Reluctant goodbye to smoking
November 28th, 2009The telephone was ringing as I came downstairs this morning . I could scarcely speak for coughing. It is now so bad just after I wake up that I am exhausted before I have had breakfast. I realised that I have to stop. My lungs have no room for any more smoke. Since I started smoking aged 17 I have inhaled 420,000 cigarettes. That’s 7,000 a year which has cost me £126,000 at today’s prices. If I go on the coughing will kill me.
So that’s settled then. And in 2010 I can give myself a real treat with that two grand which will not go up in smoke.
Except for one small problem. I came to the same conclusion a few weeks ago. I began to gradually reduce my consumption. Successfully for a time. But by the time I was writing the blog on the new film Bright Star about Keats and Fanny Brawne I was compensating by smoking more than usual. The weed helped to dull the pain of re-reading about his doomed love affair and painful death at 25.
I have not smoked today and when I looked at my watch just now I was astonished. It is now 1 PM. I stop after every couple of sentences, to reach for a cigarette, although just three hours ago I made the decision to stop smoking immediately. Not smoking slows me down, leaves me with a permanent sense that something is wrong.

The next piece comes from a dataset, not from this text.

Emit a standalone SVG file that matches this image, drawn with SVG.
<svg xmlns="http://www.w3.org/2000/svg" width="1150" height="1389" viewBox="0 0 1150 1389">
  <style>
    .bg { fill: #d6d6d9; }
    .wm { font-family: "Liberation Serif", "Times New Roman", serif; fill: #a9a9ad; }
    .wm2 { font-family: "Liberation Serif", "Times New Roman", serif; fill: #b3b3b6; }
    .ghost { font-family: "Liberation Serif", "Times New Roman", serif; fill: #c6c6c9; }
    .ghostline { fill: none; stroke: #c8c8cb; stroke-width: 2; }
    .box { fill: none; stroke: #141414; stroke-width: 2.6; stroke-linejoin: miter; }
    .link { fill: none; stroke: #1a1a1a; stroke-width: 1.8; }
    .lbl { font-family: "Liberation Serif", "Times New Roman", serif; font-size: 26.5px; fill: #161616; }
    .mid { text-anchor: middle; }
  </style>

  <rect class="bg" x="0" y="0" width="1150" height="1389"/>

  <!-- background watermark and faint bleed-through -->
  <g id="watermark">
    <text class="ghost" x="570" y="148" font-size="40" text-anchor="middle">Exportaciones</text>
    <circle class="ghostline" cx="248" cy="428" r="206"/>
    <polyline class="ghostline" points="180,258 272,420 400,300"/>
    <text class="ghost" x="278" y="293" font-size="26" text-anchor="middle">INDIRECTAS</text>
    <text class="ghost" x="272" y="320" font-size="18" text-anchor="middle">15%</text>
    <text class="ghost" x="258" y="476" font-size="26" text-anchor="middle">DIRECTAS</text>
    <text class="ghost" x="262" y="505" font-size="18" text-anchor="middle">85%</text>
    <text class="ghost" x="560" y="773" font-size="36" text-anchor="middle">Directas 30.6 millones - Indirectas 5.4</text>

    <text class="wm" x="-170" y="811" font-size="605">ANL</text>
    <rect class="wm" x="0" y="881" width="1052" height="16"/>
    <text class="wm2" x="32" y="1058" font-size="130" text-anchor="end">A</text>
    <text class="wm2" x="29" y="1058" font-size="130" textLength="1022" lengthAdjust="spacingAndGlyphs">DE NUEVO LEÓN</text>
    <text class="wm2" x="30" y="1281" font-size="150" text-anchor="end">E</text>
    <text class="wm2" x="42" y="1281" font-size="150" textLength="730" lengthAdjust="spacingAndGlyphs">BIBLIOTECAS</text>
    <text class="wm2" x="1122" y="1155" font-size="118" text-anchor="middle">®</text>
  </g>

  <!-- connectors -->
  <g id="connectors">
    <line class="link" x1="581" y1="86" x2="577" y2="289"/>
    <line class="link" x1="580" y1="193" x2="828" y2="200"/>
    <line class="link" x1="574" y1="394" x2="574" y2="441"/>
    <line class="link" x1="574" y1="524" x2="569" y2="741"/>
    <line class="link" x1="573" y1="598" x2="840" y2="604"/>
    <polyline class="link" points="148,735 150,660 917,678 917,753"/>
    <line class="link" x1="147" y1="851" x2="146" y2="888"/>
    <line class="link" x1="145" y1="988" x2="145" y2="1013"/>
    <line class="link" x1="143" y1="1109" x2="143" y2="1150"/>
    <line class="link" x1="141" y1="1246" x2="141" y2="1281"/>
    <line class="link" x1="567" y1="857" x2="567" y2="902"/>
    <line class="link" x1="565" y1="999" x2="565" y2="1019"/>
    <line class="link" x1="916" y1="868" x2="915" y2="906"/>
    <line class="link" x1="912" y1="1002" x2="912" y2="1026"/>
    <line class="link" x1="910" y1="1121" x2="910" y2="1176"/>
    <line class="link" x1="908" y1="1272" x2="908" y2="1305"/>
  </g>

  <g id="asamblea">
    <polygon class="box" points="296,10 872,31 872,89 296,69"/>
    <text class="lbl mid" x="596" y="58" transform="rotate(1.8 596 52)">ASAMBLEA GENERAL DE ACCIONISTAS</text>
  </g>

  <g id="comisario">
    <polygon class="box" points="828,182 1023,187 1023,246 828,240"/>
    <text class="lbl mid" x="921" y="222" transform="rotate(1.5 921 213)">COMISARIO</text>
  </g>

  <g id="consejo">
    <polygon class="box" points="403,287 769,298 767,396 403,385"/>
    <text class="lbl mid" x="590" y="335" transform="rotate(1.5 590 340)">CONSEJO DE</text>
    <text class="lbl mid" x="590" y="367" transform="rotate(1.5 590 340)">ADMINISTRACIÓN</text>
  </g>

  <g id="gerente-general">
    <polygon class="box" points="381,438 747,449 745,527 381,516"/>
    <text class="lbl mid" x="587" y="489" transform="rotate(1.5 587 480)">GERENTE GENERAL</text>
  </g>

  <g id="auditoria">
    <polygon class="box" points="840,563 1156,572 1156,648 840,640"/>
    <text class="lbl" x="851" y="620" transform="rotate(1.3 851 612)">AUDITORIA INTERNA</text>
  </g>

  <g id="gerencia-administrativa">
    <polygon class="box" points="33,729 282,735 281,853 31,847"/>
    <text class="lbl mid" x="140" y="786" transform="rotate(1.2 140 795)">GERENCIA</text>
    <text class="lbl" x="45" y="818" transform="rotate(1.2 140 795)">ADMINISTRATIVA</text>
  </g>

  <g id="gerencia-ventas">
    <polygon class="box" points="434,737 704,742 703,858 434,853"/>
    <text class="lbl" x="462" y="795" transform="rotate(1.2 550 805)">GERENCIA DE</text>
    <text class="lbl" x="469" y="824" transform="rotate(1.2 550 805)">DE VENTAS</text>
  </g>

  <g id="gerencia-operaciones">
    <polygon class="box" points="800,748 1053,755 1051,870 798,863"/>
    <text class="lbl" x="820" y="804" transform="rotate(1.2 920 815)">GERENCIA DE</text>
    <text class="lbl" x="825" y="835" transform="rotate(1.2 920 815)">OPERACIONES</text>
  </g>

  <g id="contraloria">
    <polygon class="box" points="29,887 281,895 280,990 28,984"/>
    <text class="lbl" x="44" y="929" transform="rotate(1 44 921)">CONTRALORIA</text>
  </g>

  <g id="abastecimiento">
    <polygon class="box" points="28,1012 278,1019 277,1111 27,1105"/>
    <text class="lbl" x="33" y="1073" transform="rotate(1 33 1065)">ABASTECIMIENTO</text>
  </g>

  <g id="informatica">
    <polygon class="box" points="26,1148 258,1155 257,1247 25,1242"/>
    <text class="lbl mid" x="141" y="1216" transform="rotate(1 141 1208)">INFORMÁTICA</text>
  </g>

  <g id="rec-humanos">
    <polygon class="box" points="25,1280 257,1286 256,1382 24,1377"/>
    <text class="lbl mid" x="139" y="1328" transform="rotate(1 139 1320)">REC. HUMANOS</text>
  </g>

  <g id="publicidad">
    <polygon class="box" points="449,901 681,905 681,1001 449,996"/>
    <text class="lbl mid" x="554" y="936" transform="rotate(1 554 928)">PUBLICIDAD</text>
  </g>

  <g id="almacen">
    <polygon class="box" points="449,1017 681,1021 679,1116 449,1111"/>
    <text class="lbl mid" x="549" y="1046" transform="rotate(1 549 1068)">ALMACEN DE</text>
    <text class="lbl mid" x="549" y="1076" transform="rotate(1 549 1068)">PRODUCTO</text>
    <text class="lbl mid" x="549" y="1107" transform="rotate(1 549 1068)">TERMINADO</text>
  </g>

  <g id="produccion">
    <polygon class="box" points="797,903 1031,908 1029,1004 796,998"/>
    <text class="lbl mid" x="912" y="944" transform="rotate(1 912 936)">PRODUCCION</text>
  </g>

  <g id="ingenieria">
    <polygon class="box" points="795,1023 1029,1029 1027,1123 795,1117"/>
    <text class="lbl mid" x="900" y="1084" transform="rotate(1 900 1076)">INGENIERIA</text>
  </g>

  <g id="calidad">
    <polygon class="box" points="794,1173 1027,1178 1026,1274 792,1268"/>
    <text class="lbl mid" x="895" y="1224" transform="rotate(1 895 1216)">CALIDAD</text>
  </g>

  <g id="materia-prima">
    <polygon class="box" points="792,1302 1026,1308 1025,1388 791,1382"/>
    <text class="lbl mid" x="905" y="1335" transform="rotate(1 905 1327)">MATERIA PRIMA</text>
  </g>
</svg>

This time my intention is to stop for one week and then review the situation. If the cough has abated somewhat I shall then experiment with another week of not smoking.

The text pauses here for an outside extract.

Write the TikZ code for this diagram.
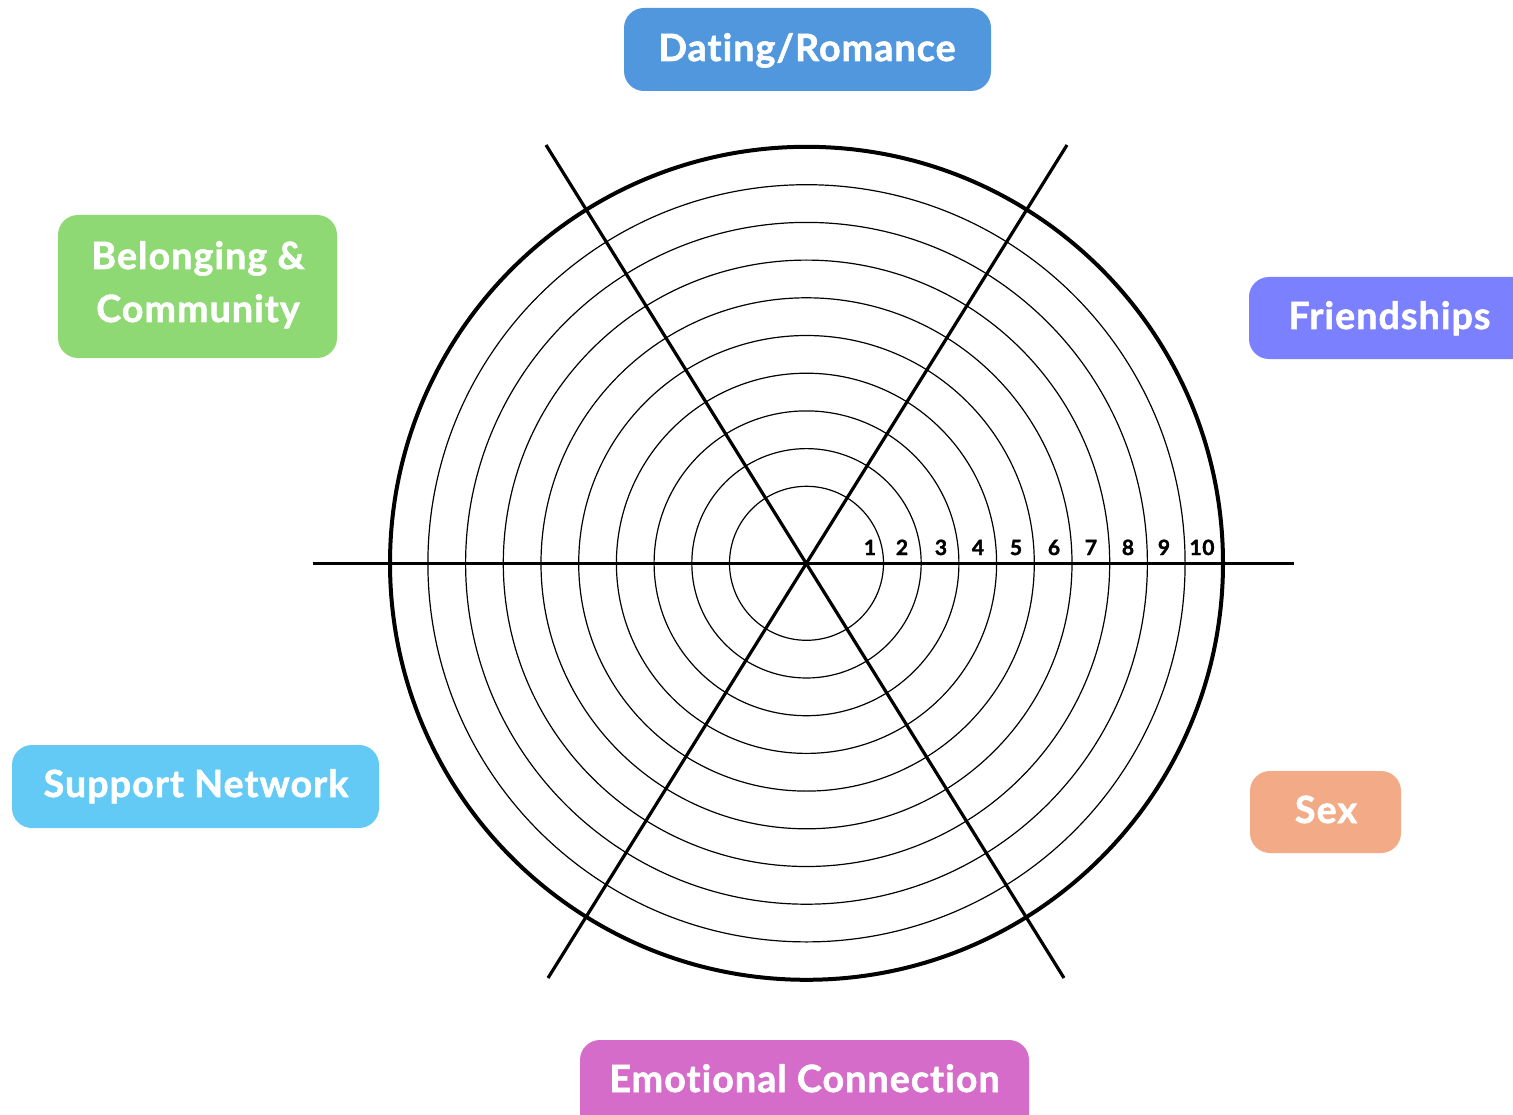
\documentclass[tikz,border=0pt]{standalone}
\usepackage{fontspec}
\setmainfont{Lato}[Ligatures=NoCommon,BoldFeatures={FakeBold=1.6,LetterSpace=3}]
\definecolor{cdate}{HTML}{5097DD}
\definecolor{cfriend}{HTML}{7B80FF}
\definecolor{cbelong}{HTML}{8FD974}
\definecolor{csupport}{HTML}{62CAF4}
\definecolor{csex}{HTML}{F2AB86}
\definecolor{cemo}{HTML}{D56CCA}
\begin{document}
\begin{tikzpicture}[x=1pt,y=-1pt,
  lbl/.style={text=white,font=\fontsize{37.5}{52}\selectfont\bfseries,anchor=base,inner sep=0pt},
  box/.style={rounded corners=20pt},
  spoke/.style={line width=3.2pt},
  ring/.style={line width=1.2pt},
  num/.style={font=\fontsize{21}{22}\selectfont\bfseries,anchor=base,inner sep=0pt}]
\useasboundingbox (0,0) rectangle (1513,1115);
\fill[white] (0,0) rectangle (1513,1115);
% boxes
\fill[cdate,box] (624,8) rectangle (991,91);
\fill[cfriend,box] (1249,277) rectangle (1560,359);
\fill[cbelong,box] (58,215) rectangle (337,358);
\fill[csupport,box] (12,745) rectangle (379,828);
\fill[csex,box] (1250,771) rectangle (1401,853);
\fill[cemo,box] (580,1040) rectangle (1029,1160);
\node[lbl] (tdate) at (807,61) {Dating/Romance};
\node[lbl] (tfriend) at (1389.5,329) {Friendships};
\node[lbl] (tbelong1) at (198,269) {Belonging \&};
\node[lbl] (tbelong2) at (198,322) {Community};
\node[lbl] (tsupport) at (196,797) {Support Network};
\node[lbl] (tsex) at (1326,823) {Sex};
\node[lbl] (temo) at (804.5,1092) {Emotional Connection};
% wheel
\coordinate (c) at (806.5,563.3);
\foreach \k in {1,...,9} {
  \draw[ring] (c) circle ({77+37.7*(\k-1)});
}
\draw[line width=4pt] (c) circle (416.5);
\coordinate (h1) at (313,563.3);
\coordinate (h2) at (1294,563.3);
\coordinate (d1) at (546,145);
\coordinate (d2) at (1064,978);
\coordinate (e1) at (1067,145);
\coordinate (e2) at (548,978);
\draw[spoke] (h1) -- (h2);
\draw[spoke] (d1) -- (d2);
\draw[spoke] (e1) -- (e2);
% numbers
\node[num] (n1) at (870,555) {1};
\node[num] (n2) at (902,555) {2};
\node[num] (n3) at (941,555) {3};
\node[num] (n4) at (978,555) {4};
\node[num] (n5) at (1016,555) {5};
\node[num] (n6) at (1054,555) {6};
\node[num] (n7) at (1091,555) {7};
\node[num] (n8) at (1128,555) {8};
\node[num] (n9) at (1164,555) {9};
\node[num] (n10) at (1202,555) {10};
\end{tikzpicture}
\end{document}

But, – and here’s a tip for the government – having an extra two grand to spend is no incentive. Right from when I started as a student I was spending more on cigarettes than I could afford. Putting the tax up does not change the behaviour of those who are addicted to smoking. For the poor – and a greater percentage of the surviving smokers are poor – that my mean cutting down on food, drink and shelter. Because for the true addict promises more pleasure than indulging the addiction.
These days nearly all smokers are addicts, who smoke despite the ‘smoking kills’ message on the box. The ‘social smokers’ no longer exist, because it is no longer socially acceptable to smoke.

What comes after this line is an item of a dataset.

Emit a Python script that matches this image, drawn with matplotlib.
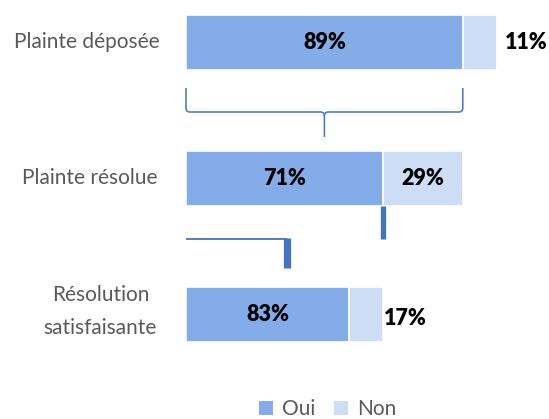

(The picture is tthere to relieve the tedium of the smoking story. I took it on Wendnesday night experimenting with night photography in Lyme Regis. But the red telephone kxosk is also one of the icons of the age when nearly everybody smoked. Nobody uses it any more. But it is cheering street architecture. It should be preserved.)
November 30th, 2009 at 5:43 pm
Well Bob,
While you have been struggling with you lack of nicotine intake, your shed door was banging away all Saturday night, and surprisingly it is still on it’s hinges. I don’t think you looked at it Sunday as it was the same, or today, so it would be a very good idea to sort it out, and it will take you off the smoke thoughts when you have something else to do.